As part of its continuing crackdown on scams that target consumers in financial distress, the Federal Trade Commission settled charges against a debt relief operation that allegedly lured consumers nationwide into paying thousands of dollars in up-front fees, but in most cases failed to actually reduce their credit card debts, and in many cases left them even deeper in debt. The proposed FTC settlement orders ban the company, Debt Relief USA, Inc., from doing further business, and ban company principals James Wojcik and Valerie Leath from marketing any financial products and services. Litigation continues against the two other principals, Kelly Reilly and Alvin Bell.
According to the FTC’s complaint, Debt Relief USA and its principals made deceptive claims that consumers who enrolled in their program could eliminate 40 to 60 percent of their credit card debt and be out of debt in 24 to 48 months. The FTC complaint charges that few consumers received the promised results.
Under the proposed settlements, Debt Relief USA, Wojcik, and Leath are required to protect and properly dispose of customers’ personal information. They also are prohibited from misrepresenting relevant facts to consumers.
The proposed settlements also impose a $19.7 million judgment against Wojcik and Leath, which will be suspended because of their inability to pay. If it is determined that the financial information they gave the FTC was untruthful, the full amount of the judgment will become due.
Debt Relief USA has declared bankruptcy. Through settlement of a separate action brought against Debt Relief USA by the Attorney General of Texas, consumers have received $3.7 million in refunds from the company’s bankruptcy estate and will receive additional distributions soon. The FTC participated in the bankruptcy proceeding and worked with the Attorney General of Texas to ensure maximum benefit for consumers. Because the Texas settlement recovered available company funds and provided refunds to consumers, the Commission’s settlement with the company does not involve monetary relief.
Consumers looking for help with credit card debt should be wary of anyone who tells them to stop paying their bills, to pay someone other than their creditors, or to stop talking to their creditors. Consumers should also be careful about paying for financial assistance before they receive it. For more information on dealing with debt, including public service announcements about avoiding debt relief scams, see the Debt Relief Services page of the FTC’s Money Matters website for consumers.

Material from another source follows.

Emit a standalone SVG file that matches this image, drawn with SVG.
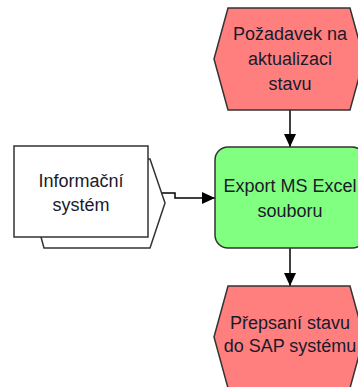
<svg xmlns="http://www.w3.org/2000/svg" width="358" height="387" viewBox="0 0 358 387">
<defs>
<marker id="arr" markerUnits="userSpaceOnUse" markerWidth="14" markerHeight="12" refX="13" refY="6" orient="auto">
<path d="M0,0 L13,6 L0,12 Z" fill="#000"/>
</marker>
<style>
.ev{fill:#FF7F7F;stroke:#333;stroke-width:1.5}
.fn{fill:#80FF80;stroke:#333;stroke-width:1.5}
.is{fill:#fff;stroke:#333;stroke-width:1.5}
.t{font-family:"Liberation Sans",Arial,sans-serif;font-size:18px;fill:#1a1a2a;text-anchor:middle}
.c{fill:none;stroke:#000;stroke-width:1.5}
</style>
</defs>
<rect width="358" height="387" fill="#fff"/>
<g id="connectors">
<line class="c" x1="290" y1="110" x2="290" y2="147" marker-end="url(#arr)"/>
<line class="c" x1="290" y1="248" x2="290" y2="286" marker-end="url(#arr)"/>
<path class="c" d="M148,193 H175 V198 H215" marker-end="url(#arr)"/>
</g>
<g id="event-pozadavek">
<polygon class="ev" points="228,8 350,8 364,59 350,110 228,110 214,59"/>
<text class="t" x="290" y="40">Požadavek na</text>
<text class="t" x="290" y="65">aktualizaci</text>
<text class="t" x="290" y="90">stavu</text>
</g>
<g id="function-export">
<rect class="fn" x="215" y="147" width="150" height="101" rx="13"/>
<text class="t" x="290" y="192">Export MS Excel</text>
<text class="t" x="290" y="217">souboru</text>
</g>
<g id="event-prepsani">
<polygon class="ev" points="228,286 350,286 364,337 350,388 228,388 214,337"/>
<text class="t" x="290" y="329">Přepsaní stavu</text>
<text class="t" x="290" y="352">do SAP systému</text>
</g>
<g id="system-informacni">
<polygon class="is" points="28,159 150,159 165,203 150,248 44,248 41,237"/>
<rect class="is" x="14" y="146" width="134" height="91"/>
<text class="t" x="81" y="187">Informační</text>
<text class="t" x="81" y="211">systém</text>
</g>
</svg>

Changes made last year to the FTC’s Telemarketing Sales Rule prohibit companies that sell debt relief services over the telephone from charging fees before they settle or reduce a customer’s credit card or other unsecured debt. This ban on advance fees protects all consumers who have enrolled in a debt relief service since October 27, 2010. For more information about the advance fee ban see: Debt Relief Companies Prohibited From Collecting Advance Fees Under FTC Rule. For guidance to businesses on how to comply with the new Rule, see Debt Relief Services & the Telemarketing Sales Rule: A Guide for Business.
The Commission vote to file the complaint against defendants Debt Relief USA, Inc., Wojcik, Leath, Reilly, and Bell was 5-0. The vote to approve the consent agreement with defendant Debt Relief USA, Inc. was also 5-0. The votes to approve the consent agreements with defendants Wojcik and Leath were 4-0-1, with Commissioner Rosch abstaining on both. The FTC filed the complaint on August 17, 2011, and the proposed consent decrees on August 19, 2011, in the U.S. District Court for the Northern District of Texas, Dallas Division. The proposed consent decrees are subject to court approval.